I know for me, anchoring in somewhat of routine, even on the days I'm sick, I'm tired, I've had something terrible happen, it helps me get back to my baseline. It helps me do better. And the last thing I will say is this. The third thing you do is you create a bounce back. This is a personal system for when you fall apart.
okay so when you're like holy i do not feel good this is not good i do not like what's happening right now this might look something like you take a 10 minute walk in silence it might look something like you're going to call a friend or a mentor Literally just write down three things that you could do that'll help you bounce back.
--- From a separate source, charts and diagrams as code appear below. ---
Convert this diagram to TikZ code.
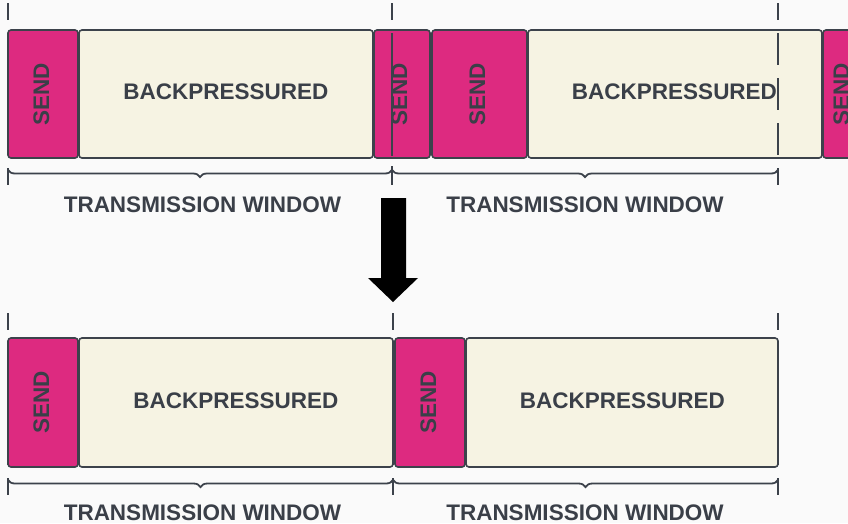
\documentclass[tikz,border=0pt]{standalone}
\usepackage{fontspec}
\setmainfont{Liberation Sans}
\usetikzlibrary{decorations.pathreplacing}
\definecolor{pinkc}{HTML}{DD2A80}
\definecolor{creamc}{HTML}{F6F3E3}
\definecolor{edgec}{HTML}{3C424B}
\definecolor{txtc}{HTML}{3A3F48}
\definecolor{bgc}{HTML}{FAFAFA}
\begin{document}
\begin{tikzpicture}[x=1pt,y=-1pt,
  box/.style={draw=edgec, line width=1.6pt, rounded corners=3pt, inner sep=0pt, outer sep=0pt, anchor=north west},
  sendbox/.style={box, fill=pinkc},
  bpbox/.style={box, fill=creamc},
  lbl/.style={font=\bfseries\fontsize{22.5}{27}\selectfont, text=txtc, inner sep=0pt, anchor=base},
  sendlbl/.style={lbl, rotate=90},
  winline/.style={draw=edgec, line width=2pt, dash pattern=on 32pt off 13pt, dash phase=15pt},
  bracestyle/.style={draw=edgec, line width=1.8pt, decorate, decoration={brace, mirror, amplitude=7pt, aspect=0.5}},
]
\useasboundingbox[fill=bgc] (0,0) rectangle (848,523);
\clip (0,0) rectangle (848,523);

% ---------- top row ----------
\node[sendbox, minimum width=70pt, minimum height=128pt] (ts1) at (8,30) {};
\node[bpbox, minimum width=294pt, minimum height=128pt] (tb1) at (79,30) {};
\node[sendbox, minimum width=56pt, minimum height=128pt] (ts2) at (374,30) {};
\node[sendbox, minimum width=95pt, minimum height=128pt] (ts3) at (432,30) {};
\node[bpbox, minimum width=294pt, minimum height=128pt] (tb2) at (528,30) {};
\node[sendbox, minimum width=60pt, minimum height=128pt] (ts4) at (823,30) {};

\node[sendlbl] (tl1) at (49,94) {SEND};
\node[lbl] (tl2) at (226,99) {BACKPRESSURED};
\node[sendlbl] (tl3) at (407,94) {SEND};
\node[sendlbl] (tl4) at (485,94) {SEND};
\node[lbl] (tl5) at (674.5,99) {BACKPRESSURED};
\node[sendlbl] (tl6) at (849,94) {SEND};

% window markers (top)
\coordinate (ta1) at (8,3);   \coordinate (tz1) at (8,185);
\coordinate (ta2) at (392,3); \coordinate (tz2) at (392,185);
\coordinate (ta3) at (778,3); \coordinate (tz3) at (778,185);
\draw[winline] (ta1) -- (tz1);
\draw[draw=edgec, line width=2pt, dash pattern=on 17pt off 13pt on 123pt off 10pt on 20pt] (ta2) -- (tz2);
\draw[winline] (ta3) -- (tz3);

\coordinate (tbr1) at (8,170); \coordinate (tbr2) at (392,170); \coordinate (tbr3) at (778,170);
\draw[bracestyle] (tbr1) -- (tbr2);
\draw[bracestyle] (tbr2) -- (tbr3);
\node[lbl] (tw1) at (202.5,212) {TRANSMISSION WINDOW};
\node[lbl] (tw2) at (585,212) {TRANSMISSION WINDOW};

% ---------- arrow ----------
\coordinate (aw1) at (381,198);
\fill[black] (381,198) -- (406,198) -- (406,278) -- (418,278) -- (393,302) -- (368,278) -- (381,278) -- cycle;

% ---------- bottom row ----------
\node[sendbox, minimum width=70pt, minimum height=129pt] (bs1) at (8,338) {};
\node[bpbox, minimum width=314pt, minimum height=129pt] (bb1) at (79,338) {};
\node[sendbox, minimum width=70pt, minimum height=129pt] (bs2) at (395,338) {};
\node[bpbox, minimum width=312pt, minimum height=129pt] (bb2) at (466,338) {};

\node[sendlbl] (bl1) at (49,402.5) {SEND};
\node[lbl] (bl2) at (236,408) {BACKPRESSURED};
\node[sendlbl] (bl3) at (436,402.5) {SEND};
\node[lbl] (bl4) at (622.5,408) {BACKPRESSURED};

\coordinate (ba1) at (8,313);   \coordinate (bz1) at (8,495);
\coordinate (ba2) at (393,313); \coordinate (bz2) at (393,495);
\coordinate (ba3) at (778,313); \coordinate (bz3) at (778,495);
\draw[winline] (ba1) -- (bz1);
\draw[winline] (ba2) -- (bz2);
\draw[winline] (ba3) -- (bz3);

\coordinate (bbr1) at (8,480); \coordinate (bbr2) at (393,480); \coordinate (bbr3) at (778,480);
\draw[bracestyle] (bbr1) -- (bbr2);
\draw[bracestyle] (bbr2) -- (bbr3);
\node[lbl] (bw1) at (202.5,520) {TRANSMISSION WINDOW};
\node[lbl] (bw2) at (585,520) {TRANSMISSION WINDOW};
\end{tikzpicture}
\end{document}
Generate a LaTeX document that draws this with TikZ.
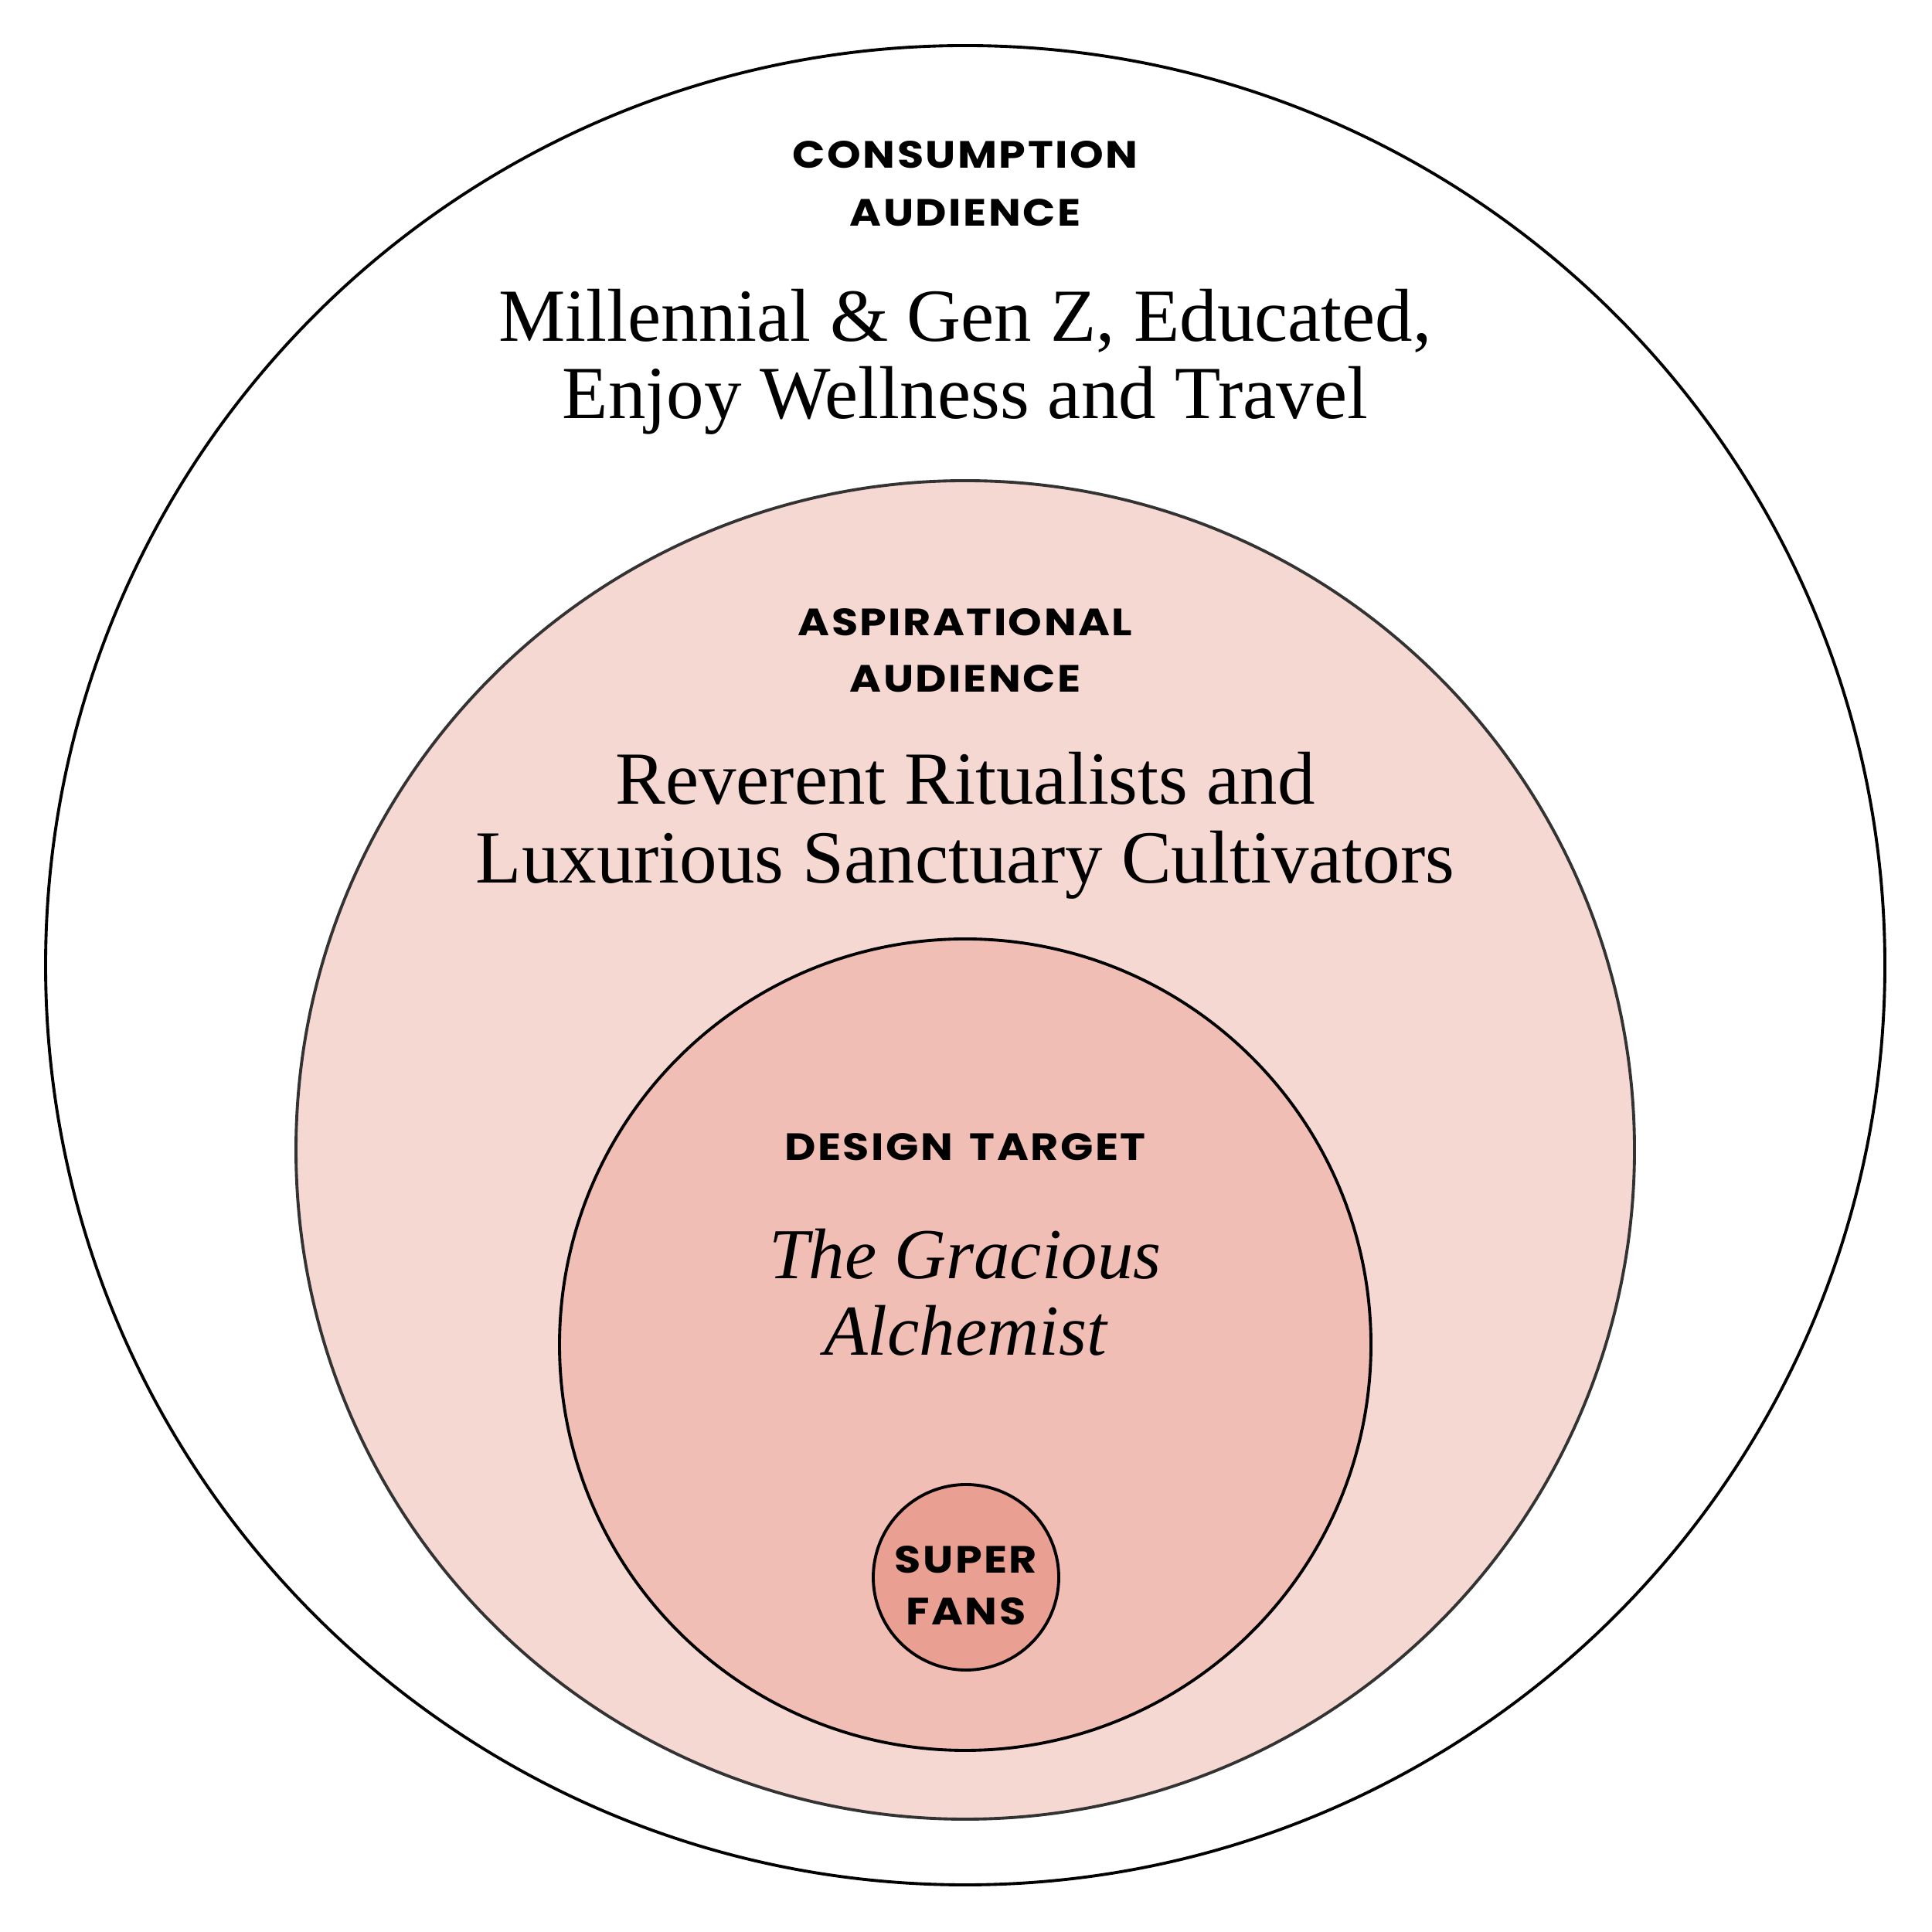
\documentclass[tikz,border=0pt]{standalone}
\usepackage{fontspec}
\setmainfont{Liberation Serif}
\newfontfamily\hdrfont{Poppins}[LetterSpace=5,FakeStretch=1.13]
\definecolor{pinkA}{RGB}{246,216,210}
\definecolor{pinkB}{RGB}{240,190,180}
\definecolor{pinkC}{RGB}{233,160,146}
\definecolor{ringgray}{RGB}{51,51,51}
\tikzset{
  ring/.style={circle, draw=black, line width=1.1pt, inner sep=0pt},
  hdr/.style={anchor=base, inner sep=0pt, font=\hdrfont\bfseries\fontsize{14.0}{17}\selectfont},
  body/.style={anchor=base, inner sep=0pt, font=\fontsize{27.6}{30}\selectfont},
  bodyit/.style={anchor=base, inner sep=0pt, font=\itshape\fontsize{26.4}{30}\selectfont},
}
\begin{document}
\begin{tikzpicture}
\useasboundingbox[fill=white] (0,0) rectangle (25,25);
\node[ring, minimum size=23.80cm] (outer) at (12.49,12.51) {};
\node[ring, draw=ringgray, fill=pinkA, minimum size=17.32cm] (middle) at (12.49,10.12) {};
\node[ring, fill=pinkB, minimum size=10.50cm] (inner) at (12.49,7.60) {};
\node[ring, fill=pinkC, minimum size=2.40cm] (small) at (12.50,4.59) {};
\node[hdr] (cons1) at (12.49,22.82) {CONSUMPTION};
\node[hdr] (cons2) at (12.49,22.07) {AUDIENCE};
\node[body] (mill1) at (12.49,20.58) {Millennial \& Gen Z, Educated,};
\node[body] (mill2) at (12.49,19.58) {Enjoy Wellness and Travel};
\node[hdr] (asp1) at (12.49,16.77) {ASPIRATIONAL};
\node[hdr] (asp2) at (12.49,16.04) {AUDIENCE};
\node[body] (rev1) at (12.49,14.59) {Reverent Ritualists and};
\node[body] (rev2) at (12.49,13.57) {Luxurious Sanctuary Cultivators};
\node[hdr] (des) at (12.49,9.98) {DESIGN\hspace{0.45em}TARGET};
\node[bodyit] (gr1) at (12.49,8.45) {The Gracious};
\node[bodyit] (gr2) at (12.49,7.46) {Alchemist};
\node[hdr] (sup1) at (12.50,4.64) {SUPER};
\node[hdr] (sup2) at (12.50,3.97) {FANS};
\end{tikzpicture}
\end{document}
it might mean that you need to go listen to a book or listen to a certain podcast it should be something that's automatic and easy for you to do and so the moment that you realize that you're slipping you execute I know I've got at least two books that when I feel like I'm slipping up, when I feel like I'm about to have a moment, when I feel like I'm off balance, things aren't feeling good.
I have a book that I'm going to listen to. And I know that when I listen to that book, it helps me recenter myself and really refocus. My favorite thing to do is listen to that book when I'm taking a walk. I always feel better after. So here's the thing. high performers are not robots and they're not superhumans right they are just obsessed with getting up fast And so we don't waste our time pitting ourselves. We don't let fear or shame or exhaustion dictate what we do. We don't.
we adjust, and we reload. So what that means is that you are allowed to fall apart. You are allowed to slip up. You are allowed to make mistakes. You are allowed to fail. That's okay. Tell yourself that. You just don't allow yourself to stay there. You don't allow yourself to live in the valley. And so the next time that you feel that way and you've stalled and you're like,
Ask yourself, what's my structure I can go back to? What identity can I act from? And what can I do today, right now, to bounce back faster? Okay, and that is the difference between average and elite.